For Teezo, a swing and miss is more important than not swinging at all. This expansive artistic approach led to a feature on Tyler, the Creator’s breezily melodic cut RunItUp, from his widely praised 2021 album, Call Me If You Get Lost. It was a watershed moment which saw him brought on as support for huge shows by Tyler, Kali Uchis and Vince Staples.


The momentum kept growing, the phone kept ringing (with calls from SBTRKT, Don Toliver and Smino). But one collaboration stands out in his memory – his appearance on Kenny Beats’ bi-weekly freestyle series, The Cave. “With the Kenny Beats,” he sighs, casting his mind back to the day, “if you see the other episodes, they’re all having a blast. I felt like I took that whole experience way too seriously. I was so hungry to make good music – I’m looking for a life-changing moment. My team took me to the side and said, ‘You have to rethink how you collaborate. Let it be a collaboration, don’t try and take over the whole session.’”

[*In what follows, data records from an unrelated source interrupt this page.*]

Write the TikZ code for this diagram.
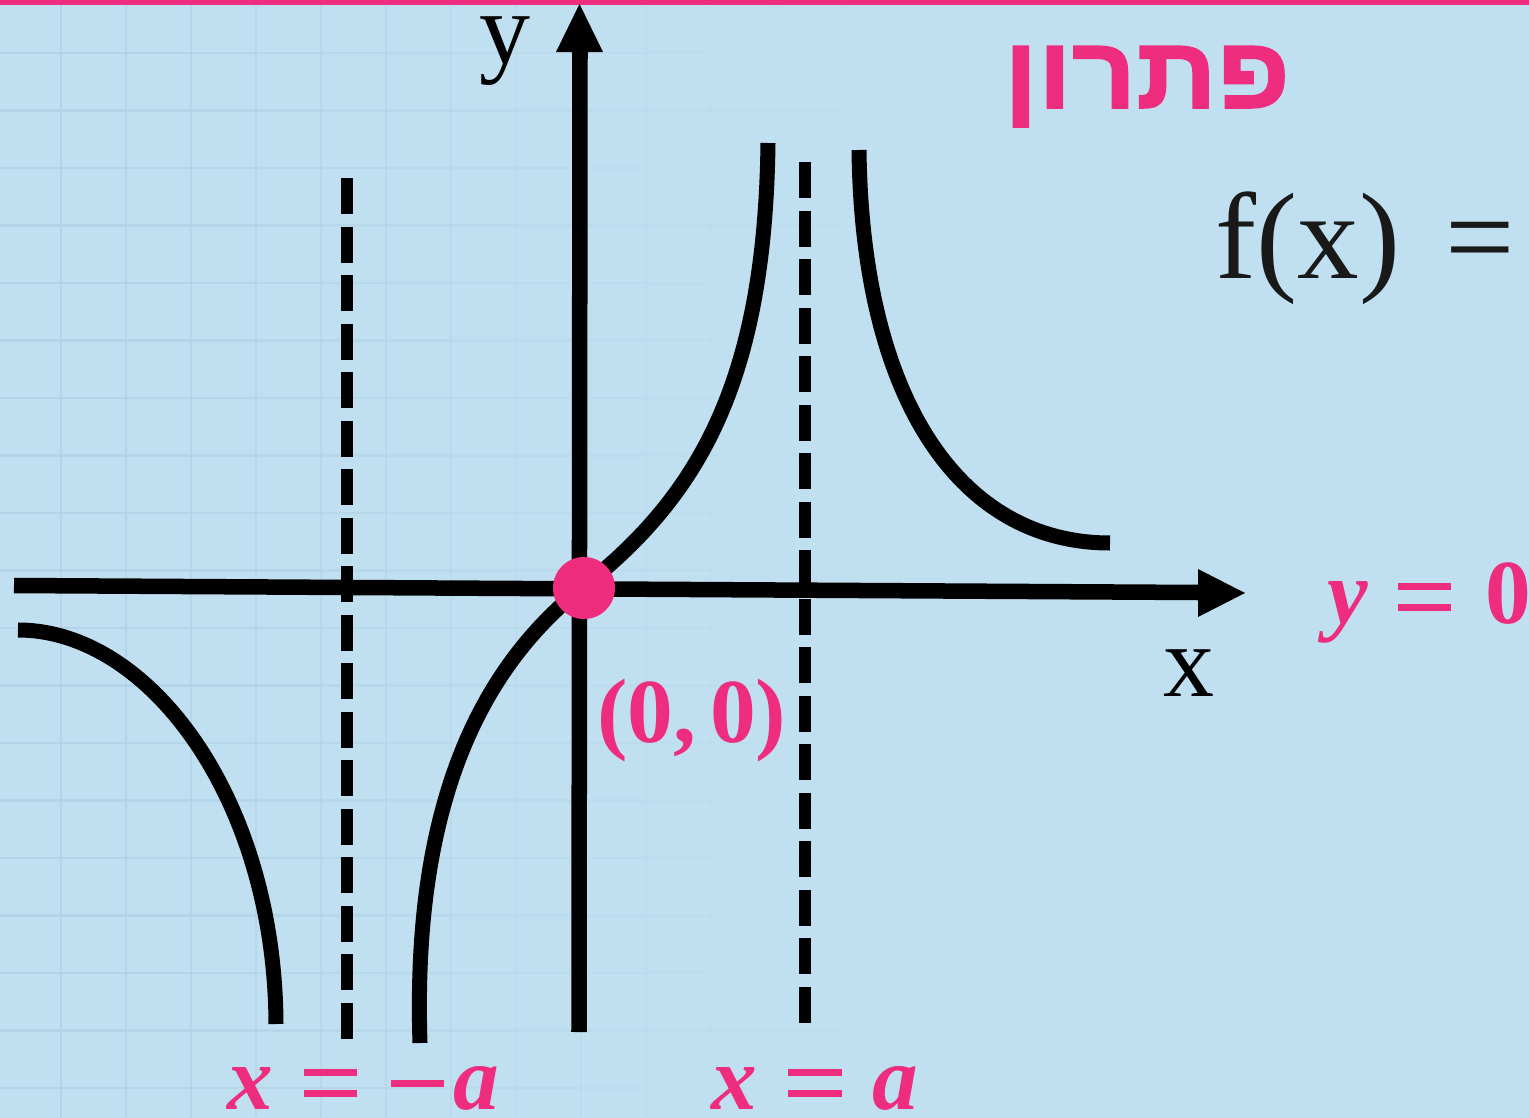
\RequirePackage{fix-cm}
\documentclass[tikz,border=0pt]{standalone}
\usepackage{amsmath}
\usepackage{fontspec}
\setmainfont{Liberation Serif}
\newfontfamily\hebfont[Script=Hebrew,BoldFeatures={FakeBold=1.5}]{Liberation Sans}
\TeXXeTstate=1
\definecolor{pinkc}{RGB}{238,45,126}
\definecolor{bgc}{RGB}{192,224,241}
\definecolor{gridc}{RGB}{176,210,230}
\definecolor{fxc}{RGB}{25,25,25}
\newcommand\peq{\rule[0.13em]{0.58em}{0.075em}\hspace{-0.58em}\rule[0.36em]{0.58em}{0.075em}}
\newcommand\pminus{\rule[0.245em]{0.58em}{0.075em}}
\begin{document}
\begin{tikzpicture}[x=0.01cm,y=-0.01cm,
  curve/.style={line width=0.15cm},
  axisline/.style={line width=0.155cm},
  axishead/.style={fill=black},
  asym/.style={line width=0.12cm, dash pattern=on 0.36cm off 0.125cm},
  lbl/.style={text=pinkc, inner sep=0pt, font=\fontsize{26}{30}\selectfont\bfseries},
  axlbl/.style={inner sep=0pt, font=\fontsize{29}{34}\selectfont}]
\useasboundingbox (0,0) rectangle (1529,1118);
\fill[bgc] (0,0) rectangle (1529,1118);
% faint grid, fading to the right
\foreach \k in {0,...,18} {
  \pgfmathsetmacro{\xv}{-4+65*\k}
  \pgfmathsetmacro{\op}{max(0,0.85-\xv/1000)}
  \draw[gridc, line width=0.025cm, opacity=\op] (\xv,0) -- (\xv,1118);
  \foreach \m in {0,...,19} {
    \pgfmathsetmacro{\yh}{-4.5+57.5*\m}
    \draw[gridc, line width=0.025cm, opacity=\op] (\xv,\yh) -- ++(65,0);
  }
}
% top pink rule
\fill[pinkc] (0,0) rectangle (1529,5);
% asymptotes
\coordinate (la1) at (347,178); \coordinate (la2) at (347,1040);
\coordinate (ra1) at (805,162); \coordinate (ra2) at (805,1025);
\draw[asym] (la1) -- (la2);
\draw[asym] (ra1) -- (ra2);
% axes
\coordinate (xs) at (14,585.5); \coordinate (xe) at (1198,592.5);
\coordinate (ys) at (579,1032); \coordinate (ye) at (580,52);
\draw[axisline] (xs) -- (xe);
\fill[axishead] (1198,569) -- (1245,593) -- (1198,617) -- cycle;
\draw[axisline] (ys) -- (ye);
\fill[axishead] (556,52) -- (579.5,4) -- (603,52) -- cycle;
% curves
\draw[curve] (18,630) .. controls (150,630) and (275,800) .. (276,1024);
\draw[curve] (420,1043) .. controls (412,800) and (483,666) .. (583,587)
  .. controls (700,495) and (765,380) .. (768,143);
\draw[curve] (859,150) .. controls (862,400) and (960,543) .. (1110,543);
% origin dot
\node[circle, fill=pinkc, minimum size=0.62cm, inner sep=0pt] (o) at (584,588) {};
% axis labels
\node[axlbl, anchor=base] (ylab) at (505,64) {y};
\node[axlbl, anchor=base] (xlab) at (1189,696) {x};
\node[anchor=base west, inner sep=0pt, text=fxc, font=\fontsize{35}{40}\selectfont] (fx) at (1215,278) {f(x)\hspace{0.12em} =};
% title
\node[anchor=base, inner sep=0pt, text=pinkc, font=\hebfont\bfseries\fontsize{29}{34}\selectfont] (title) at (1147,108) {\scalebox{1.1}[1]{\beginR פתרון\endR}};
% pink labels
\node[lbl] (orig) [anchor=base] at (692,742) {(0,\hspace{0.15em}0)};
\node[lbl, anchor=base west] (y0) at (1327,623) {\itshape y\hspace{0.33em}\upshape\peq\hspace{0.37em}0};
\node[lbl, anchor=base] (xma) at (363,1109) {\itshape x\hspace{0.34em}\peq\hspace{0.37em}\pminus\hspace{0.1em}a};
\node[lbl, anchor=base] (xa) at (815,1109) {\itshape x\hspace{0.34em}\peq\hspace{0.34em}a};
\end{tikzpicture}
\end{document}
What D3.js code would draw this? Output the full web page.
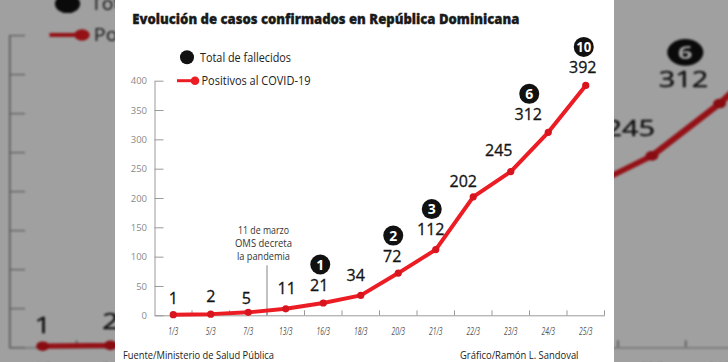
<!DOCTYPE html>
<html>
<head>
<meta charset="utf-8">
<script src="https://cdn.jsdelivr.net/npm/d3@7"></script>
<style>
html, body { margin: 0; padding: 0; background: #a1a1a1; }
svg { display: block; }
</style>
</head>
<body>
<svg id="chart" width="728" height="362"></svg>
<script>
// datos
const fechas = ["1/3","5/3","7/3","13/3","16/3","18/3","20/3","21/3","22/3","23/3","24/3","25/3"];
const positivos = [1, 2, 5, 11, 21, 34, 72, 112, 202, 245, 312, 392];
const fallecidos = [null, null, null, null, 1, null, 2, 3, null, null, 6, 10];
const yTicks = [0, 50, 100, 150, 200, 250, 300, 350, 400];
const titulo = "Evolución de casos confirmados en República Dominicana";
const leyenda = ["Total de fallecidos", "Positivos al COVID-19"];
const nota = ["11 de marzo", "OMS decreta", "la pandemia"];
const notaDespuesDe = "7/3";
const fuente = "Fuente/Ministerio de Salud Pública";
const credito = "Gráfico/Ramón L. Sandoval";

// layout only: nudges for the value labels (dx, dy from the point)
const labelNudge = [[0,-16],[0,-18],[-2,-14],[1,-21],[-4,-18],[-5,-20],[-6,-17],[-5,-20],[-10,-16],[-12,-21],[-20,-18],[-3,-18]];

const ROJO = "#ec1c24";
const FONT = "'Open Sans', 'DejaVu Sans', sans-serif";

// squeeze a text to a width (the original uses a condensed face)
function fit(sel, w) {
  sel.attr("textLength", w).attr("lengthAdjust", "spacingAndGlyphs");
}
function squeeze(sel, k) {
  sel.each(function() {
    const len = this.getComputedTextLength();
    d3.select(this).attr("textLength", len * k).attr("lengthAdjust", "spacingAndGlyphs");
  });
}

const svg = d3.select("#chart");
const defs = svg.append("defs");
const filt = defs.append("filter").attr("id", "fondo")
  .attr("color-interpolation-filters", "sRGB");
filt.append("feGaussianBlur").attr("stdDeviation", 1.1);
const ct = filt.append("feComponentTransfer");
["R","G","B"].forEach(c => ct.append("feFunc" + c).attr("type", "linear").attr("slope", 0.63));

function drawChart(g) {
  g.append("rect")
    .attr("x", 115).attr("y", 0)
    .attr("width", 499).attr("height", 362)
    .attr("fill", "#fff");

  const x = d3.scaleBand().domain(fechas).range([154.5, 604.5]);
  const y = d3.scaleLinear().domain([0, 400]).range([315.3, 80.7]);
  const cx = i => x(fechas[i]) + x.bandwidth() / 2;

  // title
  g.append("text")
    .attr("x", 132.3).attr("y", 24)
    .attr("font-family", FONT).attr("font-weight", 800).attr("font-size", 14)
    .attr("fill", "#1a1a1a").attr("stroke", "#1a1a1a").attr("stroke-width", 0.35)
    .text(titulo)
    .call(fit, 387);

  // y axis
  const yAxis = g.append("g")
    .attr("transform", `translate(${x.range()[0]},0)`)
    .call(d3.axisLeft(y).tickValues(yTicks).tickSize(-9).tickSizeOuter(0).tickPadding(7.5));
  yAxis.select(".domain").attr("stroke", "#9a9a9a");
  yAxis.selectAll(".tick line").attr("stroke", "#9a9a9a");
  yAxis.selectAll(".tick text")
    .attr("fill", "#8a8a8a").attr("font-size", 9.5).attr("font-family", FONT);

  // x axis
  const xAxis = g.append("g")
    .attr("transform", `translate(0,${y(0)})`)
    .call(d3.axisBottom(x).tickSize(0).tickSizeOuter(0).tickPadding(12.5));
  xAxis.select(".domain").attr("stroke", "#9a9a9a");
  xAxis.selectAll(".tick text")
    .attr("fill", "#555").attr("font-size", 10.5).attr("font-style", "italic")
    .attr("font-family", FONT)
    .call(squeeze, 0.64);

  g.append("g").selectAll("line")
    .data(fechas)
    .join("line")
    .attr("x1", d => x(d) + x.bandwidth()).attr("x2", d => x(d) + x.bandwidth())
    .attr("y1", y(0)).attr("y2", y(0) - 5)
    .attr("stroke", "#9a9a9a");

  // OMS note
  const xn = x(notaDespuesDe) + x.bandwidth();
  g.append("line")
    .attr("x1", xn).attr("x2", xn)
    .attr("y1", y(0)).attr("y2", y(0) - 50)
    .attr("stroke", "#666").attr("stroke-width", 0.8);
  const notaW = [51, 57, 53];
  g.append("g").selectAll("text")
    .data(nota)
    .join("text")
    .attr("x", xn - 3.5).attr("y", (d, i) => 234 + i * 13)
    .attr("text-anchor", "middle")
    .attr("font-family", FONT).attr("font-size", 11).attr("fill", "#333")
    .text(d => d)
    .each(function(d, i) { d3.select(this).call(fit, notaW[i]); });

  // line
  const line = d3.line()
    .x((d, i) => cx(i))
    .y(d => y(d));
  g.append("path")
    .datum(positivos)
    .attr("d", line)
    .attr("fill", "none")
    .attr("stroke", ROJO).attr("stroke-width", 4)
    .attr("stroke-linejoin", "round").attr("stroke-linecap", "round");
  g.append("g").selectAll("circle")
    .data(positivos)
    .join("circle")
    .attr("cx", (d, i) => cx(i)).attr("cy", d => y(d))
    .attr("r", 3.6)
    .attr("fill", "#d8141e");

  // value labels
  g.append("g").selectAll("text")
    .data(positivos)
    .join("text")
    .attr("x", (d, i) => cx(i) + labelNudge[i][0])
    .attr("y", (d, i) => y(d) + labelNudge[i][1])
    .attr("dy", "0.36em")
    .attr("text-anchor", "middle")
    .attr("font-family", FONT).attr("font-size", 16)
    .attr("fill", "#141414").attr("stroke", "#141414").attr("stroke-width", 0.3)
    .text(d => d);

  // deaths markers
  const muertes = fallecidos.map((d, i) => ({ d, i })).filter(o => o.d != null);
  const mk = g.append("g").selectAll("g")
    .data(muertes)
    .join("g")
    .attr("transform", o => `translate(${cx(o.i) + labelNudge[o.i][0] + 1},${y(positivos[o.i]) + labelNudge[o.i][1] - 20.5})`);
  mk.append("circle").attr("r", 10).attr("fill", "#111");
  mk.append("text")
    .attr("dy", "0.36em")
    .attr("text-anchor", "middle")
    .attr("font-family", FONT).attr("font-weight", 700).attr("font-size", 14)
    .attr("fill", "#fff")
    .text(o => o.d)
    .each(function(o) { if (o.d >= 10) d3.select(this).call(fit, 15); });

  // legend
  g.append("circle").attr("cx", 187).attr("cy", 57.3).attr("r", 7).attr("fill", "#111");
  g.append("text")
    .attr("x", 200).attr("y", 57.3).attr("dy", "0.35em")
    .attr("font-family", FONT).attr("font-size", 13).attr("fill", "#222")
    .text(leyenda[0])
    .call(fit, 91);
  g.append("line")
    .attr("x1", 177).attr("x2", 193).attr("y1", 80.7).attr("y2", 80.7)
    .attr("stroke", ROJO).attr("stroke-width", 3);
  g.append("circle").attr("cx", 195).attr("cy", 80.7).attr("r", 4.3).attr("fill", ROJO);
  g.append("text")
    .attr("x", 201.5).attr("y", 80.7).attr("dy", "0.35em")
    .attr("font-family", FONT).attr("font-size", 13).attr("fill", "#222")
    .text(leyenda[1])
    .call(fit, 109);

  // footer
  g.append("text")
    .attr("x", 123).attr("y", 358.5)
    .attr("font-family", FONT).attr("font-size", 10.5).attr("fill", "#222")
    .text(fuente)
    .call(fit, 151);
  g.append("text")
    .attr("x", 460).attr("y", 358.5)
    .attr("font-family", FONT).attr("font-size", 10.5).attr("fill", "#222")
    .text(credito)
    .call(fit, 118.5);
}

// blurred, enlarged copy behind the panel
const fondo = svg.append("g").attr("filter", "url(#fondo)")
  .append("g").attr("transform", "translate(-270,-72.4) scale(1.805,1.33)");
drawChart(fondo);

const frente = svg.append("g");
drawChart(frente);
</script>
</body>
</html>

This gave Teezo permission to dial back his approach. He wanted others to guide him, and started asking how he could improve their records rather than assuming his mere presence would be enough. “The first thing I say when I come out of the booth is, ‘Do you like it?’” he explains. “I ask, ‘Do you need me to change anything?’” He is quick to assert that he doesn’t take these collaborations lightly, and “the reason I don’t take them lightly is because I’m super scared to ask for anything. That’s why with this debut album, there’s only one feature on it. I’m terrified to ask people things. When I go to someone’s house, I’m scared to ask where the bathroom is. When it comes to music, when people ask me to do a song with them, it’s an honour.”


Having spent an hour talking to Teezo, I am left a little take aback. I wasn’t sure whether to expect Teezo Touchdown or Eugenius Hanes, but instead of rap’s latest provocateur I found myself in conversation with an artist who wasn’t afraid to show his vulnerabilities. Which, in a way, feels a lot more subversive. He laughs when I use that word. “Man, I see that word being used everywhere to describe me. I don’t even know what it means. I’m just doing me.”